Ads are the lifeblood of paid search. Potential customers come to your site to buy your wares on the promise of your ads. Although advertising dollars are directly associated with the keywords in your AdWords account, your ads are the hub of your true costs & opportunities.
The structure of your AdWords account itself is determined by your ads. The only way to customize your ad copy for individual products and categories is to create additional campaigns and ad groups. Hence the importance of a regular PPC ad checkup.
Poorly performing ads will force you to blow through a lot of money with little to show for it.
What follows are three important aspects of your PPC ads within your AdWords account.
1. Delivery Method
Within your AdWords account campaign settings, you’ll find the two options for “Delivery Method”. Google recommends “Standard” and sets it as the default. This is stupid. Accelerated delivery is recommended. This way your ads will show for every relevant search until your budget runs out. If you find that your budget is running out before the day is over, simply lower your bids! You’ll then pay less for every click, and get more throughout the day.
If you had chosen standard delivery, you’d simply be paying more for every click with Google skipping some searches because you don’t have enough money (because you were paying too much for the clicks you got).
2. Split Test Ads
A/B testing is the marketing secret sauce of top online retailers. You don’t have to be a copywriting genius to discover big wins through split testing. A top-performing ad may outperform your first iteration by 2-5X. Due to Google’s auction and quality score pricing model, this means that you could be paying 80% less than your lazy competitors for the same ad position. You can then certainly afford to pay the penny more to edge them out, gain a top ad position, and solidly increase your traffic on the cheap.

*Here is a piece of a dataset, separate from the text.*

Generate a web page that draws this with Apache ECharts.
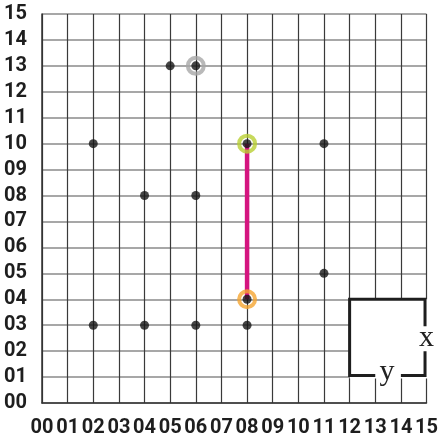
<!DOCTYPE html>
<html>
<head>
<meta charset="utf-8">
<script src="https://cdn.jsdelivr.net/npm/echarts@6/dist/echarts.min.js"></script>
<style>
html,body{margin:0;padding:0;background:#fff;}
#c{width:441px;height:439px;}
</style>
</head>
<body>
<div id="c"></div>
<script>
// tick labels
const tickLabels = ['00','01','02','03','04','05','06','07','08','09','10','11','12','13','14','15'];
// black dots
const dotX = [5, 6, 2, 8, 11, 4, 6, 11, 8, 2, 4, 6, 8];
const dotY = [13, 13, 10, 10, 10, 8, 8, 5, 4, 3, 3, 3, 3];
// rings
const ringX = [6, 8, 8];
const ringY = [13, 10, 4];
const ringColors = ['#a7a7a7', '#b9d033', '#f5a531'];
// magenta segment
const segX = [8, 8];
const segY = [4, 10];
// box annotation: [left x, top y, right x, bottom y]
const boxCorners = [12, 4, 15, 1];
// gaps: right edge between y values, bottom edge between x values
const rightGap = [2, 3];
const bottomGap = [13, 14];
const boxLabels = ['x', 'y'];

const chart = echarts.init(document.getElementById('c'), null, {renderer: 'canvas'});

const labelFont = {fontFamily: 'Roboto', fontWeight: 'bold', fontSize: 20, color: '#1e1e1e'};

const option = {
  animation: false,
  grid: {left: 42, right: 9, top: 14, bottom: 36, containLabel: false},
  xAxis: {
    type: 'value', min: 0, max: 15, interval: 1,
    axisLine: {show: true, lineStyle: {color: '#333', width: 1.5}},
    axisTick: {show: false},
    axisLabel: Object.assign({margin: 15, formatter: v => tickLabels[v]}, labelFont),
    splitLine: {show: true, showMinLine: true, showMaxLine: true, lineStyle: {color: '#3a3a3a', width: 1.2}}
  },
  yAxis: {
    type: 'value', min: 0, max: 15, interval: 1,
    axisLine: {show: true, lineStyle: {color: '#333', width: 1.5}},
    axisTick: {show: false},
    axisLabel: Object.assign({margin: 15, padding: [8, 0, 0, 0], formatter: v => tickLabels[v]}, labelFont),
    splitLine: {show: true, showMinLine: true, showMaxLine: true, lineStyle: {color: '#8a8a8a', width: 1.6}}
  },
  series: [
    {
      type: 'line',
      data: segX.map((x, i) => [x, segY[i]]),
      symbol: 'none',
      lineStyle: {color: '#d4157f', width: 4.5},
      z: 3
    },
    {
      type: 'scatter',
      data: ringX.map((x, i) => ({value: [x, ringY[i]], itemStyle: {borderColor: ringColors[i]}})),
      symbol: 'circle',
      symbolSize: 16,
      itemStyle: {color: 'rgba(0,0,0,0)', borderWidth: 4},
      z: 4
    },
    {
      type: 'scatter',
      data: dotX.map((x, i) => [x, dotY[i]]),
      symbol: 'circle',
      symbolSize: 9,
      itemStyle: {color: '#161616'},
      z: 5
    },
    {
      type: 'custom',
      data: [boxCorners],
      z: 6,
      renderItem: function (params, api) {
        const tl = api.coord([api.value(0), api.value(1)]);
        const br = api.coord([api.value(2), api.value(3)]);
        const rx = br[0] - 1.5, by = br[1] - 1.5;
        const g1 = api.coord([boxCorners[2], rightGap[1]]);
        const g2 = api.coord([boxCorners[2], rightGap[0]]);
        const b1 = api.coord([bottomGap[0], boxCorners[3]]);
        const b2 = api.coord([bottomGap[1], boxCorners[3]]);
        const ls = {stroke: '#1e1e1e', lineWidth: 3, fill: null, lineJoin: 'miter'};
        const xc = api.coord([boxCorners[2], (rightGap[0] + rightGap[1]) / 2]);
        const yc = api.coord([(bottomGap[0] + bottomGap[1]) / 2, boxCorners[3]]);
        return {
          type: 'group',
          children: [
            {type: 'rect', shape: {x: tl[0], y: tl[1], width: br[0] - tl[0] + 1.5, height: br[1] - tl[1] + 1.5}, style: {fill: '#fff'}},
            {type: 'polyline', shape: {points: [[rx, g1[1] + 1], [rx, tl[1]], [tl[0], tl[1]], [tl[0], by], [b1[0], by]]}, style: ls},
            {type: 'polyline', shape: {points: [[b2[0], by], [rx, by], [rx, g2[1]]]}, style: ls},
            {type: 'text', x: xc[0], y: xc[1], style: {text: boxLabels[0], fontFamily: 'Liberation Serif', fontSize: 30, fill: '#222', align: 'center', verticalAlign: 'middle'}},
            {type: 'text', x: yc[0] - 1, y: yc[1] - 5, style: {text: boxLabels[1], fontFamily: 'Liberation Serif', fontSize: 30, fill: '#222', align: 'center', verticalAlign: 'middle'}}
          ]
        };
      }
    }
  ]
};
chart.setOption(option);
</script>
</body>
</html>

Sort your ad groups by click volume and make sure you’ve got at least two active ads competing in every major ad group. If you’ve already got two ads competing, put the traffic number through a statistical analysis tool to see if you’ve got a winner. Then pause the losing ad and write another to split test with the new control.
3. Ad Rotation
Google has four possible settings for ad rotation. This kicks in when you play the genius and split test your ads in the same ad group. The default setting will optimize for clicks. If you’ve got conversion tracking set up, you’ll want to choose the 2nd option: “Optimize for conversions”.
The ad with the most clicks in a split test usually draws the most conversions — it’s already got a head start — but an ad with a slightly lower CTR will often attract more buyers and gain a higher conversion rate. You want that ad to show more.

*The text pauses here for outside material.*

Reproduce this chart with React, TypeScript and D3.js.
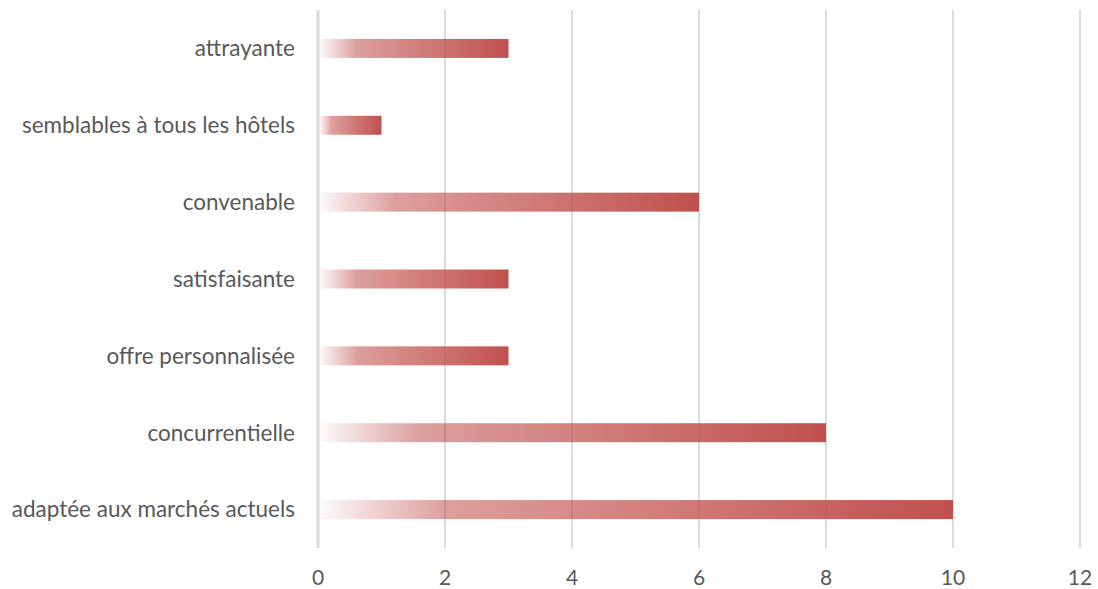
import React from "react";
import * as d3 from "d3";

const categories = [
  "attrayante",
  "semblables à tous les hôtels",
  "convenable",
  "satisfaisante",
  "offre personnalisée",
  "concurrentielle",
  "adaptée aux marchés actuels",
];
const values = [3, 1, 6, 3, 3, 8, 10];
const ticks = [0, 2, 4, 6, 8, 10, 12];

const W = 1098;
const H = 589;
const margin = { left: 318, right: 18, top: 10, bottom: 41 };

export default function App() {
  const x = d3.scaleLinear().domain([0, 12]).range([margin.left, W - margin.right]);
  const y = d3
    .scaleBand<string>()
    .domain(categories)
    .range([margin.top, H - margin.bottom])
    .paddingInner(0.75)
    .paddingOuter(0.375);
  const barH = 19;
  const font = "Lato, 'Open Sans', sans-serif";
  return (
    <svg
      width={W}
      height={H}
      style={{ position: "absolute", left: 0, top: 0, background: "#fff" }}
    >
      <defs>
        <linearGradient id="barGrad" x1="0" y1="0" x2="1" y2="0">
          <stop offset="0" stopColor="#c0504d" stopOpacity={0.03} />
          <stop offset="0.2" stopColor="#c0504d" stopOpacity={0.55} />
          <stop offset="1" stopColor="#c0504d" stopOpacity={1} />
        </linearGradient>
      </defs>
      {ticks.map((t) => (
        <line
          key={t}
          x1={x(t)}
          x2={x(t)}
          y1={margin.top}
          y2={H - margin.bottom}
          stroke={t === 0 ? "#d9d9d9" : "#d0d0d0"}
          strokeWidth={t === 0 ? 3 : 1.5}
        />
      ))}
      {categories.map((c, i) => {
        const cy = (y(c) as number) + y.bandwidth() / 2;
        return (
          <g key={c}>
            <rect
              x={x(0) + 1.5}
              y={cy - barH / 2}
              width={x(values[i]) - x(0) - 1.5}
              height={barH}
              fill="url(#barGrad)"
            />
            <text
              x={295}
              y={cy}
              dy="0.35em"
              textAnchor="end"
              fontFamily={font}
              fontSize={22.5}
              fill="#595959"
            >
              {c}
            </text>
          </g>
        );
      })}
      {ticks.map((t) => (
        <text
          key={"l" + t}
          x={x(t)}
          y={585}
          textAnchor="middle"
          fontFamily={font}
          fontSize={21}
          fill="#595959"
        >
          {t}
        </text>
      ))}
    </svg>
  );
}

Die-hard marketers like to control everything and will often advise the “Rotate evenly” option. Yet unless you are performing daily statistical analysis on all your ad data, you’re better off allowing Google to give your best performing ad an edge in real-time — as long as they are taking conversions into account.
Bonus: Create New Ad Groups
While you’re looking through your ad groups, have a look at your keywords. Sort by click volume. Are each of the top keywords well represented in the ad text, especially the headline? If not, here’s the trick to drastically increasing the click-through-rate of your ads… create new ad groups!
Make a new ad group for each of the contextual outliers. Put the target keyword into that ad group and pause it in the old ad group. Then, using the old ad as a starting-point, customize the ad copy for this new keyword. You’re sure to get more clicks. Remember to split test!